Meilleure/s (systèmes de) santé

Selon l’index du stress au travail, un tiers des travailleurs.euses en Suisse sont épuisé.e.s sur le plan émotionnel, et les burnouts et d’autres souffrances psychiques augmentent. Le gain de temps qui découlerait d’une réduction du temps de travail pourrait rendre la société plus saine et heureuse. 

Les auteurs de l’étude bernoise soulignent en plus que notre modèle de travail rémunéré doit être rééquilibré : il faut créer plus de postes dans les secteurs non-énergivores et riches en emplois. Riches en emploi veut dire que le secteur implique beaucoup de travail humain et il ne peut pas être facilement rationalisé.
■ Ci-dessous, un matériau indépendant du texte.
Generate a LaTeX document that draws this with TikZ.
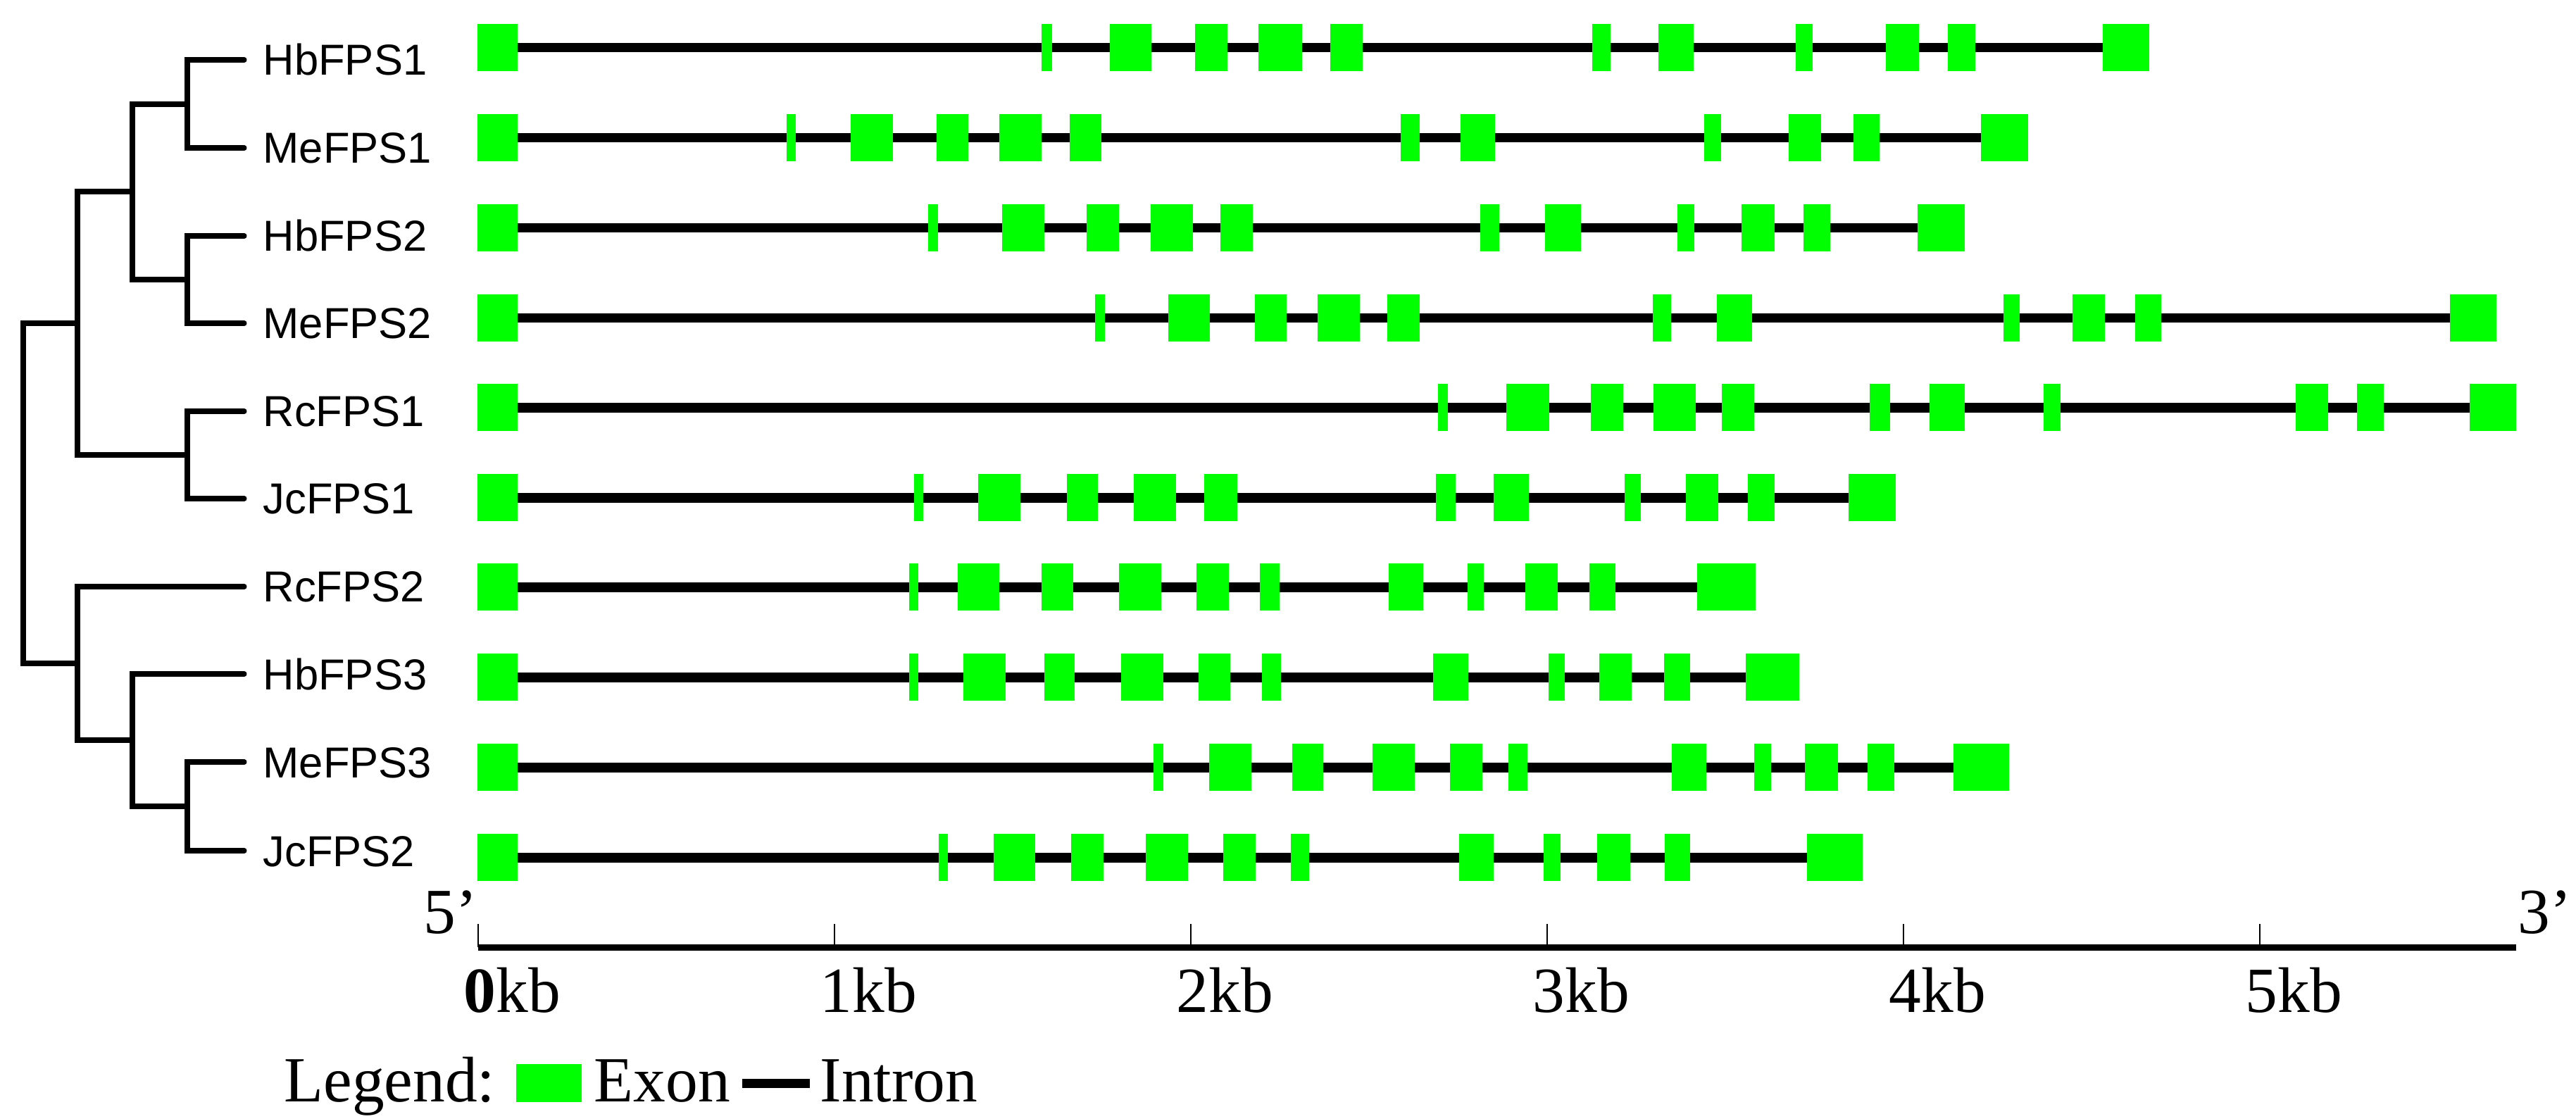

Non-énergivore veut dire que la consommation d'énergie par emploi est peu élevée. Des exemples de secteurs riches en emplois mais non-énergivore sont l’agriculture biologique, la culture, l’éducation et en particulier les soins. Nous pourrions saisir la réduction du temps de travail comme chance pour donner la priorité aux activités nécessaires pour notre bien-être à l’avenir. Im Dans le plan d’action climatique nous proposons un renforcement des soins et une expansion de nos structures de garde d’enfants et de santé.

Premiers pas vers un changement de système 

La réduction du temps de travail n’est pas une formule magique qui résoudra tous nos problèmes. Mais si elle est appliquée de manière réfléchie avec une prise en compte de différentes perspectives, elle sera une solution nécessaire et opportune. La mesure nous permettra de faire des progrès rapides et intelligents vers une société solidaire et écologique.